Broken Access Control remains the top issue on the 2025 OWASP Top 10 list, having risen to that position in 2021. This category now includes server-side request forgery (SSRF), which was previously listed as a separate issue at number ten.
Security Misconfiguration has risen to second place from fifth in the 2021 OWASP Top 10. It is now followed by Software Supply Chain Failures, which expands on Vulnerable and Outdated Components that were previously sixth.
The expanded category includes “a broader scope of compromises occurring within or across the entire ecosystem of software dependencies, build systems, and distribution infrastructure,” OWASP notes, pointing out that it emerged as a top concern in the community survey.
The categories of Cryptographic Failures, Injection (including XSS and SQL Injection), and Insecure Design have each dropped two spots, now ranking fourth, fifth, and sixth.

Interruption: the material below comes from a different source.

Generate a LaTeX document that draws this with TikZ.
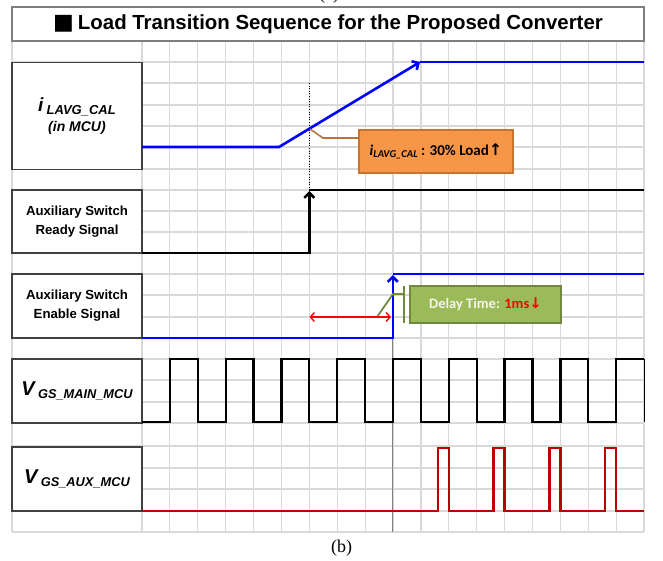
\documentclass[tikz,border=0pt]{standalone}
\usepackage{fontspec}
\setmainfont{Liberation Sans}
\newfontfamily\calib{Carlito}
\newfontfamily\symb{DejaVu Sans}
\newfontfamily\capfont{Liberation Serif}
\usetikzlibrary{arrows.meta}

\definecolor{gridgray}{HTML}{D9D9D9}
\definecolor{framegray}{HTML}{7F7F7F}
\definecolor{boxgray}{HTML}{404040}
\definecolor{cBlue}{HTML}{0000FF}
\definecolor{cPulse}{HTML}{C00000}
\definecolor{cArrowRed}{HTML}{FF0000}
\definecolor{cOrange}{HTML}{F79646}
\definecolor{cOrangeEdge}{HTML}{C8742E}
\definecolor{cOrangeLead}{HTML}{B5743A}
\definecolor{cGreen}{HTML}{9BBB59}
\definecolor{cGreenEdge}{HTML}{71893F}
\definecolor{cGreenText}{HTML}{F4F4EC}

\tikzset{
  gridline/.style={draw=gridgray, line width=1.2pt},
  labelbox/.style={draw=boxgray, fill=white, line width=1.1pt, minimum width=130pt,
    inner sep=0pt, align=center},
  twoline/.style={font=\bfseries\fontsize{13.2}{19}\selectfont},
  bluesig/.style={draw=cBlue, line width=2.6pt},
  blacksig/.style={draw=black, line width=2.6pt},
  wavesig/.style={draw=black, line width=2.3pt},
  pulsesig/.style={draw=cPulse, line width=2.3pt},
  barb/.style={-{Straight Barb[length=5pt,width=10pt]}},
  callorange/.style={draw=cOrangeEdge, fill=cOrange, line width=1.2pt,
    minimum width=154pt, minimum height=43pt, inner sep=0pt},
  callgreen/.style={draw=cGreenEdge, fill=cGreen, line width=1.4pt,
    minimum width=151pt, minimum height=37pt, inner sep=0pt},
}

\begin{document}
\begin{tikzpicture}[x=1pt, y=-1pt]
\useasboundingbox (0,0) rectangle (663,561);

% background grid of the timing chart
\foreach \k in {0,...,18}
  \draw[gridline] ({142+27.89*\k},41) -- ({142+27.89*\k},532);
\foreach \yy in {62,83,105,126,147,169,190,211,232,253,274,295,317,338,359,380,402,423,446,468,489,511,532}
  \draw[gridline] (12,\yy) -- (644,\yy);
\draw[gridline] (12,41) -- (12,532);

% reference markers
\draw[black, line width=0.6pt, dotted] (309.3,83) -- (309.3,190);
\draw[gray, line width=0.7pt] (392.8,338) -- (392.8,532);

% title and captions
\node[draw=framegray, line width=1.2pt, fill=white, minimum width=632pt, minimum height=34pt,
      inner sep=0pt] (title) at (328,24)
  {\fontsize{20.4}{24}\selectfont\bfseries{\symb\fontsize{22}{24}\selectfont ■}\hspace{4pt}Load Transition Sequence for the Proposed Converter};
\node[font=\capfont\fontsize{18}{20}\selectfont] (capa) at (329,-5) {(a)};
\node[font=\capfont\fontsize{18}{20}\selectfont] (capb) at (341.5,548) {(b)};

% signal names
\node[labelbox, minimum height=107pt, font=\bfseries\itshape\fontsize{14}{15}\selectfont] (lblI) at (77,116)
  {{\fontsize{19}{20}\selectfont i\,\raisebox{-3pt}{\fontsize{13}{14}\selectfont LAVG\_CAL}}\\[5pt]
   (in MCU)};
\node[labelbox, minimum height=63pt, twoline] (lblReady) at (77,221.5)
  {Auxiliary Switch\\ Ready Signal};
\node[labelbox, minimum height=64pt, twoline] (lblEnable) at (77,306)
  {Auxiliary Switch\\ Enable Signal};
\node[labelbox, minimum height=64pt, font=\bfseries\itshape\fontsize{20}{20}\selectfont] (lblMain) at (77,391)
  {V\,\raisebox{-3pt}{\fontsize{12.8}{13}\selectfont GS\_MAIN\_MCU}};
\node[labelbox, minimum height=64pt, font=\bfseries\itshape\fontsize{20}{20}\selectfont] (lblAux) at (77,479)
  {V\,\raisebox{-3pt}{\fontsize{12.8}{13}\selectfont GS\_AUX\_MCU}};

% i_LAVG_CAL ramp
\draw[bluesig, barb] (142,147) -- (279,147) -- (420,62);
\draw[bluesig] (420,62) -- (644,62);

% auxiliary switch ready signal
\draw[blacksig, barb] (142,253) -- (309.3,253) -- (309.3,191);
\draw[blacksig] (309.3,190) -- (644,190);

% auxiliary switch enable signal
\draw[bluesig, barb] (142,338) -- (392.8,338) -- (392.8,275);
\draw[bluesig] (392.8,274) -- (644,274);

% main gate drive
\draw[wavesig] (142,422)
  \foreach \k in {1,3,...,15} {
    -- ({142+27.89*\k},422) -- ({142+27.89*\k},359)
    -- ({142+27.89*(\k+1)},359) -- ({142+27.89*(\k+1)},422) }
  -- ({142+27.89*17},422) -- ({142+27.89*17},359) -- (644,359);
\draw[black, line width=1pt] (644,359) -- (644,422);

% auxiliary gate drive
\draw[pulsesig] (142,511)
  \foreach \k in {11,13,15,17} {
    -- ({142+27.89*\k-11},511) -- ({142+27.89*\k-11},448)
    -- ({142+27.89*\k},448) -- ({142+27.89*\k},511) }
  -- (644,511);

% load-rise callout
\node[callorange] (loadnote) at (436,151.5)
  {\calib\bfseries\fontsize{15}{16}\selectfont\textit{i}\raisebox{-2.5pt}{\fontsize{10.5}{11}\selectfont\itshape LAVG\_CAL}\ : 30\% Load{\symb\fontsize{16}{16}\selectfont ↑}};
\coordinate (loadtip) at (310,129);
\draw[cOrangeLead, line width=1.6pt] (loadtip) -- (323,138) -- (loadnote.west |- 0,138);

% delay-time callout
\node[callgreen] (delaynote) at (485.5,304.5)
  {\calib\bfseries\fontsize{14.5}{15}\selectfont\color{cGreenText}Delay Time: \textcolor{cArrowRed}{1ms{\symb\fontsize{15}{15}\selectfont ↓}}};
\coordinate (delaybar) at (404,294);
\coordinate (delaytip) at (377,317);
\draw[cGreenEdge, line width=1.8pt] (404,286) -- (404,323);
\draw[cGreenEdge, line width=1.8pt] (delaytip) -- (393,294) -- (delaybar);

% delay interval
\coordinate (dstart) at (309.5,317);
\coordinate (dend) at (391,317);
\draw[cArrowRed, line width=1.4pt, {Straight Barb[length=4pt,width=9pt]}-{Straight Barb[length=4pt,width=9pt]}] (dstart) -- (dend);
\end{tikzpicture}
\end{document}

Authentication Failures, Software or Data Integrity Failures, and Logging & Alerting Failures kept their seventh, eighth, and ninth positions from the 2021 OWASP Top 10.
The Mishandling of Exceptional Conditions category is now in tenth place. It covers issues like failing open, poor error handling, logical errors, and other abnormal scenarios that systems may face.
OWASP updated some categories in this list compared to 2021, mainly because of a different approach.
“In this iteration, we asked for data, with no restriction on CWEs like we did for the 2021 edition. We asked for the number of applications tested for a given year (starting in 2021), and the number of applications with at least one instance of a CWE found in testing. This format allows us to track how prevalent each CWE is within the population of applications,” OWASP explains.
The organization targeted the root cause and overlooked how often CWEs appeared in the application, analyzing 589 CWEs instead of 30 in 2017 and nearly 400 in 2021.
“We plan to do additional data analysis as a supplement in the future. This significant increase in the number of CWEs necessitates changes to how the categories are structured,” OWASP notes.
The team analyzed CVE data for exploitability and impact, calculating average scores by grouping CVEs with CVSS scores. They also examined the percentage of applications with CVSSv3 and CVSSv2 scores.
Only eight categories were chosen from the incomplete data due to automated testing limitations. The other two come from a Top 10 community survey where practitioners vote on the highest risks.